This project was about predicting and analyzing the customers who renew the subscription of Piemonte’s museums (and who doesn’t), using the 2014 data to predict the 2015 renewals using the R programming language. In the end, I created a Random Forest model able to predict correctly almost 75% of the renewals.
In the first part of the project I focused on data cleaning and visualizations using the R package Ggplot2 to see the variable distribution between people who renew and who don't. I also used a shapefile with the borders of all the cities of Italy, focusing on north Italy and Piemonte region, to see the distribution on the territory. Using the shapefiles we can clearly see that people who live close to Turin are more likely to renew the subscription.
In the second phase, I analyzed what customers visit and what are their most recurring patterns. To do this, I used association rules: In fact, we can consider the customers' visits to museums as transactions. Market basket analysis via association rules shows what are the most popular museum and the patterns that lead to a particular museum. I also used the Ggplot 2 package to plot those rules. Next, I used Self organising maps to cluster the users into 3 groups.

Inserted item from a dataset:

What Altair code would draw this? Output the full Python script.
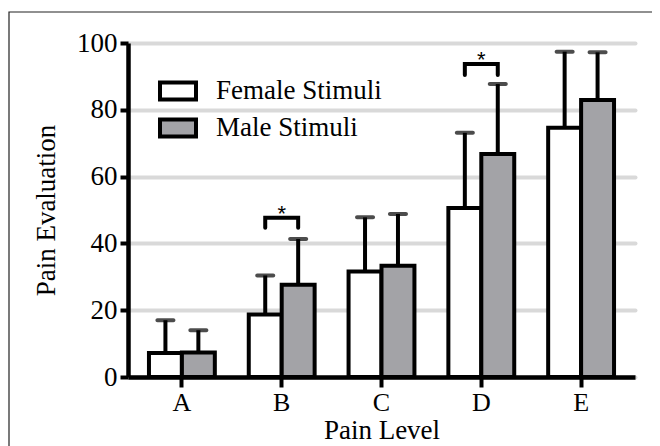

Here, I used a logit model to explore what are the most important features when predicting renewals. Looking at the coefficients of the logit model we are able to understand how much a feature is important when predicting renewals. We can easily notice that the features related to the residency of the users has a big impact on the propbability to renew.
In the final phase, we use 3 models to predict the renewals and then I evaluated them looking at the Expected Profit and their ROC curve. The winner is a Random forest model with about 75% of accuracy.